[start]
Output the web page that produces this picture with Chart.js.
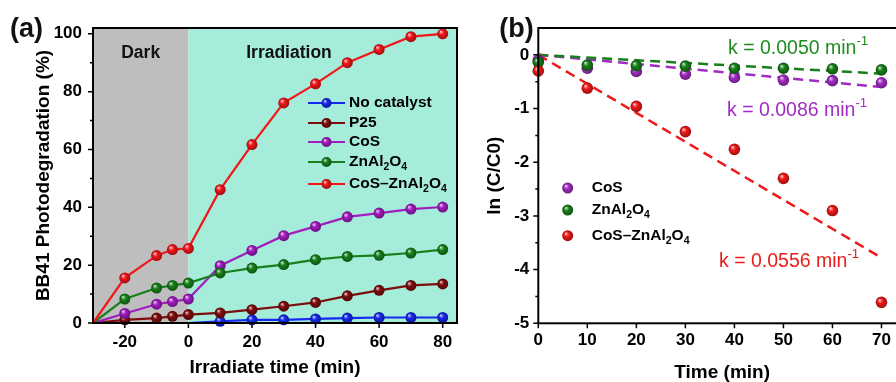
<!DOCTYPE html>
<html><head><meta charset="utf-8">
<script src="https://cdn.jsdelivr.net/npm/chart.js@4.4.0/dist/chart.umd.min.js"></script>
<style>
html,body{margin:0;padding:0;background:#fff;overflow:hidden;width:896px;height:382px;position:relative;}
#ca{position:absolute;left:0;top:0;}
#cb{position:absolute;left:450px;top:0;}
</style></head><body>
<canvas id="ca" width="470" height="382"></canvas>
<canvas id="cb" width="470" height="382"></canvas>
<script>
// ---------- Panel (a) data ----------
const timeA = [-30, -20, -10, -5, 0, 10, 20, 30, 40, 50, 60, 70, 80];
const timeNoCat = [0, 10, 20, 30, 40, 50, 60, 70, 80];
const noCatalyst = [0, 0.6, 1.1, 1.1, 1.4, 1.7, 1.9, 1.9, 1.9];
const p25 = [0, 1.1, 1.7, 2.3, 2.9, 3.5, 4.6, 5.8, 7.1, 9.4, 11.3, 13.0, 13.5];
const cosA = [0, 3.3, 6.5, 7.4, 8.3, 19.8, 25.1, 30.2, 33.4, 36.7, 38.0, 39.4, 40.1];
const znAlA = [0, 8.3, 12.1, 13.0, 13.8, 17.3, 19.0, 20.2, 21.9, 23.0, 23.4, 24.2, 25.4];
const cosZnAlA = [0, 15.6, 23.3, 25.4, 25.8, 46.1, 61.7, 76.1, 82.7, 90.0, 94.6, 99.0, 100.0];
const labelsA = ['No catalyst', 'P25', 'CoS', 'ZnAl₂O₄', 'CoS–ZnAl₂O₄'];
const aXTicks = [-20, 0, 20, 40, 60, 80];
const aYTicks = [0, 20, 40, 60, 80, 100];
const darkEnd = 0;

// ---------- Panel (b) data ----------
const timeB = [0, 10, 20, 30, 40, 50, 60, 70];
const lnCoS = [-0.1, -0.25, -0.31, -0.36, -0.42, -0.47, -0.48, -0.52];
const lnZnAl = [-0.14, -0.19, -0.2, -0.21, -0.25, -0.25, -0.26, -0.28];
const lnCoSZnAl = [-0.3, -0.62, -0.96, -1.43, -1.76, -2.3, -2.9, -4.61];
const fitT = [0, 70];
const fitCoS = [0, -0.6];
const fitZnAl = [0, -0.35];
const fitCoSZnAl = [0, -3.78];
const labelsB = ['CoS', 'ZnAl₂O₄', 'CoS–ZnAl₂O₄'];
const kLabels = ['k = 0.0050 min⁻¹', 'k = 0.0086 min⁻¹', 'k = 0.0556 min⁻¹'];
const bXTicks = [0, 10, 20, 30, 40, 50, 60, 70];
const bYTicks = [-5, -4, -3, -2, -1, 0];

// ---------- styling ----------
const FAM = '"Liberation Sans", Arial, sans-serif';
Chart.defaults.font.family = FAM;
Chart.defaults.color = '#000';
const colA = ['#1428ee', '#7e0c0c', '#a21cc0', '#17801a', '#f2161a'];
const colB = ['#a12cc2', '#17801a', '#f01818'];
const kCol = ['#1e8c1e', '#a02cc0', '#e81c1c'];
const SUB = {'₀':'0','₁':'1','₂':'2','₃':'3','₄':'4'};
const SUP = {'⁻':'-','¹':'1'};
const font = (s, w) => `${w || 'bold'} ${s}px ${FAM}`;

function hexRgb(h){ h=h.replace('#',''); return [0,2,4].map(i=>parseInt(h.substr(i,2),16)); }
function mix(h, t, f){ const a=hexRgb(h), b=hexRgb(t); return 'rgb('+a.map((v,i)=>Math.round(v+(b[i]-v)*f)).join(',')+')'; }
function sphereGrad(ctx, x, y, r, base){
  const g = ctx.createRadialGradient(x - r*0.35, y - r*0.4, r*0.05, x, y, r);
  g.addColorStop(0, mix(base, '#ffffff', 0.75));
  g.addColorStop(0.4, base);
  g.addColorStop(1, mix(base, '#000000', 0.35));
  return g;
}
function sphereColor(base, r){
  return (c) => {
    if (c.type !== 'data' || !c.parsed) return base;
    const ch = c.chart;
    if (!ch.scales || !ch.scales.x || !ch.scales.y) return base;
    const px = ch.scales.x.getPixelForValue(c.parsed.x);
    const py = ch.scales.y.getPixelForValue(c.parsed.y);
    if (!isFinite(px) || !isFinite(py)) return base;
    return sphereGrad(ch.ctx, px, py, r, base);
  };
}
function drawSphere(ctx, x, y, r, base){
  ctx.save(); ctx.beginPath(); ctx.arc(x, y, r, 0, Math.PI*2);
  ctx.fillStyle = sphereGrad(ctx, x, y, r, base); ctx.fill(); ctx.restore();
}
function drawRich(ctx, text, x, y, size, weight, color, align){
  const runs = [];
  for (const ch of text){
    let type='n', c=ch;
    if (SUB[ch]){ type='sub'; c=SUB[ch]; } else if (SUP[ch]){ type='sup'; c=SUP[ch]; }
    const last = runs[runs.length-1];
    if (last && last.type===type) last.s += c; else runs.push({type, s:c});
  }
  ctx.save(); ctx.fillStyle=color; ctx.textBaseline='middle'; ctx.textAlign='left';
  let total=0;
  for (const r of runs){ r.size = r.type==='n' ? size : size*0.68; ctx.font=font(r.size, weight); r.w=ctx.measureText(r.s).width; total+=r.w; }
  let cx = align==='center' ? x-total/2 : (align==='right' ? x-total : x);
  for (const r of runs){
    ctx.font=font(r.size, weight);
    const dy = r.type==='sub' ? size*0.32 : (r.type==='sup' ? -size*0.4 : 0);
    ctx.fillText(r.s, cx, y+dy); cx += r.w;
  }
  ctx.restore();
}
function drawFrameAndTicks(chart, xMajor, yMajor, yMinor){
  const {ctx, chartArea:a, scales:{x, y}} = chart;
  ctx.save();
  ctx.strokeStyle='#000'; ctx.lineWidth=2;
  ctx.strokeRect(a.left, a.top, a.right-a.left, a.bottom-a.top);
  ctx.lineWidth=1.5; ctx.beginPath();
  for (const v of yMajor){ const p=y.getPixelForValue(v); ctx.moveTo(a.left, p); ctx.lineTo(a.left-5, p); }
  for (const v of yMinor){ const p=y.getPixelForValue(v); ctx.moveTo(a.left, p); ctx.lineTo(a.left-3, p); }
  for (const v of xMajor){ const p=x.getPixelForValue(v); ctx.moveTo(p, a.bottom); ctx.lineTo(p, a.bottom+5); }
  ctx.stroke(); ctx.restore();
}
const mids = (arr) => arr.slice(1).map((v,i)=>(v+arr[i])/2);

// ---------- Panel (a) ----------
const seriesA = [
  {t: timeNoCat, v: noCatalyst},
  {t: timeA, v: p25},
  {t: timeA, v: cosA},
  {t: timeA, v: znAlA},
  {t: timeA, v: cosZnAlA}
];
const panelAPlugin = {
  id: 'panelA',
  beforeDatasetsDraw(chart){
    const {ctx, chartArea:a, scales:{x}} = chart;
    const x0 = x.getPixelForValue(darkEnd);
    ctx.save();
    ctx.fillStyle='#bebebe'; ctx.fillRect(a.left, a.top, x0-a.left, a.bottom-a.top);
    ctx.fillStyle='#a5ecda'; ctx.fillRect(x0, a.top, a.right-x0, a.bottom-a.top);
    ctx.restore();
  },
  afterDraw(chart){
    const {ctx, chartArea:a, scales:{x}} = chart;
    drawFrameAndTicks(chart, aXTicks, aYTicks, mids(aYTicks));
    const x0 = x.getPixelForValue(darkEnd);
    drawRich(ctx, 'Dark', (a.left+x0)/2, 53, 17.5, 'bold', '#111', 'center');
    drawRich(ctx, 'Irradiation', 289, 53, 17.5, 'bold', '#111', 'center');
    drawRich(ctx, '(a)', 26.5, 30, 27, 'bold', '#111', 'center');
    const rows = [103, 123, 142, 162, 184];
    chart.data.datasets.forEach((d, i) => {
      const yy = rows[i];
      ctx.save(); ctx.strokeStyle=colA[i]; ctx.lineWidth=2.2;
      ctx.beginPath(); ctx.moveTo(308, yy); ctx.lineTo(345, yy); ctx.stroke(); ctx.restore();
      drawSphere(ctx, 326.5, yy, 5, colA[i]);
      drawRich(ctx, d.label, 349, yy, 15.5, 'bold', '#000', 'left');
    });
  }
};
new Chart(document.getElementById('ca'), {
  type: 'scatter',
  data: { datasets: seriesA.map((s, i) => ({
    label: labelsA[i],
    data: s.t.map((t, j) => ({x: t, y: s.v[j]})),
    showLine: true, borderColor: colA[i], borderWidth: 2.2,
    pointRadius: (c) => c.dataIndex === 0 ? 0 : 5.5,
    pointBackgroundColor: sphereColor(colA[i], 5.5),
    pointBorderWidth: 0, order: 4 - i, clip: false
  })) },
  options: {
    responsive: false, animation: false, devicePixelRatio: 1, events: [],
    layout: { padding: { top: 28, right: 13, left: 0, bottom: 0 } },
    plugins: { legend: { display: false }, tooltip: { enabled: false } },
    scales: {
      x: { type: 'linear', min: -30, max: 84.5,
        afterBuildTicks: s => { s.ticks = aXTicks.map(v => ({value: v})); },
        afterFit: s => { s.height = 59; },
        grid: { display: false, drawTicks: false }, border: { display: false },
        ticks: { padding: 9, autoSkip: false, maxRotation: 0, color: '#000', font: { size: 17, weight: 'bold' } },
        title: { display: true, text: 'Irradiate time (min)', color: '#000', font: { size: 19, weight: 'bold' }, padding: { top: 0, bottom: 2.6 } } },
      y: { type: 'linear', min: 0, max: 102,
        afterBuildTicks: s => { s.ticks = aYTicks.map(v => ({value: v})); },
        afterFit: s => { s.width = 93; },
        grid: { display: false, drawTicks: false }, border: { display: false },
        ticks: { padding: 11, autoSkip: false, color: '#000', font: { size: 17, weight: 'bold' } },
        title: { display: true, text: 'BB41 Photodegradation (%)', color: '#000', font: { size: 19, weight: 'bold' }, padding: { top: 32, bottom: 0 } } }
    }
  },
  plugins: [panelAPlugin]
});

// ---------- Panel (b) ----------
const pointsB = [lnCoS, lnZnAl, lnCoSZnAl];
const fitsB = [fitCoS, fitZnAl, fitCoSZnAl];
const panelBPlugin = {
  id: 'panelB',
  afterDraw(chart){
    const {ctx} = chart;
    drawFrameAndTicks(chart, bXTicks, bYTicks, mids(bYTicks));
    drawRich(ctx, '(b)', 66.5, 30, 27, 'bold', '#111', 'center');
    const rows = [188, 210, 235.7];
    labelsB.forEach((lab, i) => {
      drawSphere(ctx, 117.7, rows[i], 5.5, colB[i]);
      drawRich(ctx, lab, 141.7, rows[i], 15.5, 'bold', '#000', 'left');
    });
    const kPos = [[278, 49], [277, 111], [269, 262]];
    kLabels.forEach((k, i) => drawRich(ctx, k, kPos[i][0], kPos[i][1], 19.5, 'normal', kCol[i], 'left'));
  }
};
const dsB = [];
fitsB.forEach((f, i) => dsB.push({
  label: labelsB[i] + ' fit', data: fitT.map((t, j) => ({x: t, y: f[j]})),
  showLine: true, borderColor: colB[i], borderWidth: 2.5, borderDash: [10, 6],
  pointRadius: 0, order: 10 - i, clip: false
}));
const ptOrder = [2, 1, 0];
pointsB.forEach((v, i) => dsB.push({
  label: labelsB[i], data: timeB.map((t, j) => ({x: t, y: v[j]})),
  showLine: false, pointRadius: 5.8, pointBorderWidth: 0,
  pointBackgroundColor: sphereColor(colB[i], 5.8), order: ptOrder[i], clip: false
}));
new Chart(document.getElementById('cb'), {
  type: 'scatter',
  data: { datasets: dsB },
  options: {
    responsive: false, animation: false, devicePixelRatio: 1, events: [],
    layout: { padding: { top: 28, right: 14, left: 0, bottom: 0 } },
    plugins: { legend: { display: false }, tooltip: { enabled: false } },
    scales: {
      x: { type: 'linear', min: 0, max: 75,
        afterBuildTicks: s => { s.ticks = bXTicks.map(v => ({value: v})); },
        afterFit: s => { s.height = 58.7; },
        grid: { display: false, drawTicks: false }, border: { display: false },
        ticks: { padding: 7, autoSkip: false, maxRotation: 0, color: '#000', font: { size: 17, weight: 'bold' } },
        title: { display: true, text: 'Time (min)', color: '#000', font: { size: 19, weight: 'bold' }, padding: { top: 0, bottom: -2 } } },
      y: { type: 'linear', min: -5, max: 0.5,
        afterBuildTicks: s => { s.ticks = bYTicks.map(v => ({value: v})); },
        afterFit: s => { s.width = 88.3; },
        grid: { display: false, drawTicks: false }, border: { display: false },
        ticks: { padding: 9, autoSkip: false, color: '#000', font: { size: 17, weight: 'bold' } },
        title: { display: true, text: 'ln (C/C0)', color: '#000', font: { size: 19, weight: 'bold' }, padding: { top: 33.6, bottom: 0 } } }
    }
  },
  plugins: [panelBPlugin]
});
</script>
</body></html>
[end]
- _What needs to be done_:
From the first line of the listing above, repeat every line through the one holding "const darkEnd = 0;". Both ends count, and pictures stay out.

- _Result of the task_:
Output the web page that produces this picture with Chart.js.
<!DOCTYPE html>
<html><head><meta charset="utf-8">
<script src="https://cdn.jsdelivr.net/npm/chart.js@4.4.0/dist/chart.umd.min.js"></script>
<style>
html,body{margin:0;padding:0;background:#fff;overflow:hidden;width:896px;height:382px;position:relative;}
#ca{position:absolute;left:0;top:0;}
#cb{position:absolute;left:450px;top:0;}
</style></head><body>
<canvas id="ca" width="470" height="382"></canvas>
<canvas id="cb" width="470" height="382"></canvas>
<script>
// ---------- Panel (a) data ----------
const timeA = [-30, -20, -10, -5, 0, 10, 20, 30, 40, 50, 60, 70, 80];
const timeNoCat = [0, 10, 20, 30, 40, 50, 60, 70, 80];
const noCatalyst = [0, 0.6, 1.1, 1.1, 1.4, 1.7, 1.9, 1.9, 1.9];
const p25 = [0, 1.1, 1.7, 2.3, 2.9, 3.5, 4.6, 5.8, 7.1, 9.4, 11.3, 13.0, 13.5];
const cosA = [0, 3.3, 6.5, 7.4, 8.3, 19.8, 25.1, 30.2, 33.4, 36.7, 38.0, 39.4, 40.1];
const znAlA = [0, 8.3, 12.1, 13.0, 13.8, 17.3, 19.0, 20.2, 21.9, 23.0, 23.4, 24.2, 25.4];
const cosZnAlA = [0, 15.6, 23.3, 25.4, 25.8, 46.1, 61.7, 76.1, 82.7, 90.0, 94.6, 99.0, 100.0];
const labelsA = ['No catalyst', 'P25', 'CoS', 'ZnAl₂O₄', 'CoS–ZnAl₂O₄'];
const aXTicks = [-20, 0, 20, 40, 60, 80];
const aYTicks = [0, 20, 40, 60, 80, 100];
const darkEnd = 0;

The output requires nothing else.